Boris Gudenuf
Deity
Hell, I'm a historian and I don't think that for the purposes of the game, strict legal Rulers should be the only representation allowed.
For one thing, many popular polities in the game never had a single Ruler of any kind: the Greek city states and the Mayans for two obvious examples, but also the many states in which the 'king or 'anointed ruler' was only First Among Equals and had severe limits on his actual ability to get people to do things (i.e., run the state the way the gamer does, or even a fraction of the way the gamer does)
Then there's the more pervasive 'problem' of groups that had multiple centers of power. At various times the Civ franchise has taken a stab at representing the more modern government types that split power - constituional monarchies, republics and representative democracies - but increasingly researchers are finding more and more examples of this kind of Division of Authority in all kinds of polities. That includes groups as different as the original 'Indo-European' speakers who formed the basis for Greek, Roman, and Indian early polities and the Native North Americans. At this moment, in fact, I suspect that the majority of people actually studying them would hesitate to say that most North American Native people had a single 'ruler' with the kind of over-reaching authority that any European Divine Right Monarch had. And especially (touching on the specific sexism debate) several such groups had a strict division of authority between men's and women's groups or councils. Famously, among the Haudenosenee any decision that could affect the home, families and food supply had to be approved by both the men's and women's council, with unanimous approval required from both to make any decision.
Most of the famous native leaders were actually either war, religious, or diplomatic 'leaders', but very rarely all three and almost never with very much influence on domestic/social policy decisions. The exceptions were men of exceptional personal authority (Tecumseh, Red Cloud, Siting Bull, etc), not men who occupied some institutional position that granted any such authority.
So, at the very least, there is ample scope for a wide(r) range of both graphic representational 'Leaders' who were not 'legal' Rulers, and also much wider scope for variations in the structure and effectiveness by which those Leaders could actually Get Things Done in their Civ and under their form of government - from the Start of the Game to the very end.
For one thing, many popular polities in the game never had a single Ruler of any kind: the Greek city states and the Mayans for two obvious examples, but also the many states in which the 'king or 'anointed ruler' was only First Among Equals and had severe limits on his actual ability to get people to do things (i.e., run the state the way the gamer does, or even a fraction of the way the gamer does)

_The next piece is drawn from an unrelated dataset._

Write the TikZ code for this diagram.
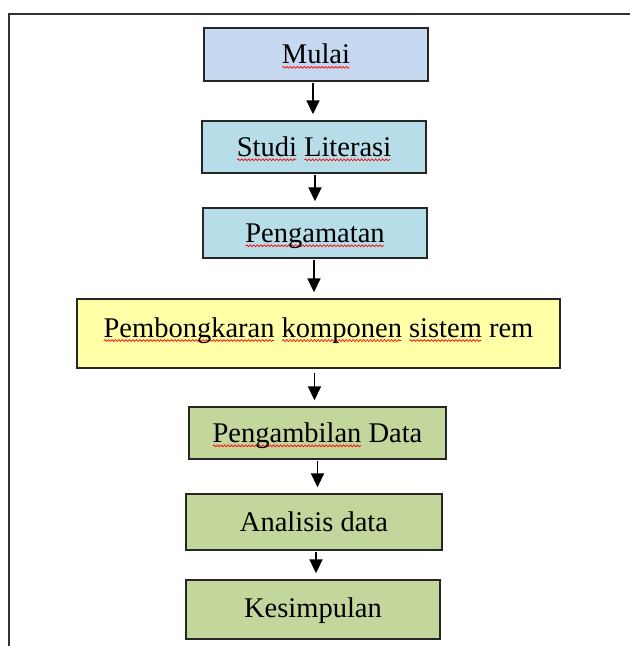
\documentclass[tikz,border=0pt]{standalone}
\usepackage{fontspec}
\setmainfont{Liberation Serif}
\usetikzlibrary{arrows.meta,decorations.pathmorphing}
\definecolor{cblue}{HTML}{C6D9F0}
\definecolor{caqua}{HTML}{B7DDE8}
\definecolor{cyel}{HTML}{FFFFA8}
\definecolor{cgreen}{HTML}{C3D69B}
\newlength\sqw
\newcommand\sq[1]{\settowidth\sqw{#1}\rlap{\tikz[baseline=0pt,x=1pt,y=1pt]\draw[red,line width=0.7pt,decorate,decoration={snake,amplitude=0.9pt,segment length=3.5pt}] (0.5,-3.5) -- (\sqw-0.5pt,-3.5);}#1}
\begin{document}
\begin{tikzpicture}[x=1pt,y=-1pt,
  box/.style={draw=black!85,line width=1.4pt,inner sep=0pt,
    font=\fontsize{28.5}{34}\selectfont,text height=24pt,text depth=5.4pt},
  arr/.style={line width=1.8pt,-{Triangle[length=14pt,width=13pt]},
    shorten <=1.5pt,shorten >=6pt}]
\useasboundingbox (0,0) rectangle (630,646);
\draw[line width=1.5pt,black!80] (9,646) -- (9,14) -- (630,14);
\node[box,fill=cblue,minimum width=224pt,minimum height=53pt] (m) at (316,54.5) {\sq{Mulai}};
\node[box,fill=caqua,minimum width=224pt,minimum height=52pt] (s) at (314,147) {\sq{Studi} \sq{Literasi}};
\node[box,fill=caqua,minimum width=224pt,minimum height=50pt] (p) at (315,233) {\sq{Pengamatan}};
\node[box,fill=cyel,minimum width=483pt,minimum height=69pt,text depth=17pt] (b) at (318.5,333.5) {\sq{Pembongkaran} \sq{komponen} \sq{sistem} rem};
\node[box,fill=cgreen,minimum width=257pt,minimum height=52pt] (d) at (317.5,433) {\sq{Pengambilan} Data};
\node[box,fill=cgreen,minimum width=256pt,minimum height=56pt] (a) at (314,522) {Analisis data};
\node[box,fill=cgreen,minimum width=254pt,minimum height=59pt,text depth=9pt] (k) at (313,609.5) {Kesimpulan};
\draw[arr] ([xshift=-3pt]m.south) -- ([xshift=-3pt]m.south |- s.north);
\draw[arr] ([xshift=1pt]s.south) -- ([xshift=1pt]s.south |- p.north);
\draw[arr] ([xshift=-1pt]p.south) -- ([xshift=-1pt]p.south |- b.north);
\draw[arr,shorten <=4pt] ([xshift=-4pt]b.south) -- ([xshift=-4pt]b.south |- d.north);
\draw[arr] (d.south) -- (d.south |- a.north);
\draw[arr] ([xshift=2pt]a.south) -- ([xshift=2pt]a.south |- k.north);
\end{tikzpicture}
\end{document}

Then there's the more pervasive 'problem' of groups that had multiple centers of power. At various times the Civ franchise has taken a stab at representing the more modern government types that split power - constituional monarchies, republics and representative democracies - but increasingly researchers are finding more and more examples of this kind of Division of Authority in all kinds of polities. That includes groups as different as the original 'Indo-European' speakers who formed the basis for Greek, Roman, and Indian early polities and the Native North Americans. At this moment, in fact, I suspect that the majority of people actually studying them would hesitate to say that most North American Native people had a single 'ruler' with the kind of over-reaching authority that any European Divine Right Monarch had. And especially (touching on the specific sexism debate) several such groups had a strict division of authority between men's and women's groups or councils. Famously, among the Haudenosenee any decision that could affect the home, families and food supply had to be approved by both the men's and women's council, with unanimous approval required from both to make any decision.
Most of the famous native leaders were actually either war, religious, or diplomatic 'leaders', but very rarely all three and almost never with very much influence on domestic/social policy decisions. The exceptions were men of exceptional personal authority (Tecumseh, Red Cloud, Siting Bull, etc), not men who occupied some institutional position that granted any such authority.
So, at the very least, there is ample scope for a wide(r) range of both graphic representational 'Leaders' who were not 'legal' Rulers, and also much wider scope for variations in the structure and effectiveness by which those Leaders could actually Get Things Done in their Civ and under their form of government - from the Start of the Game to the very end.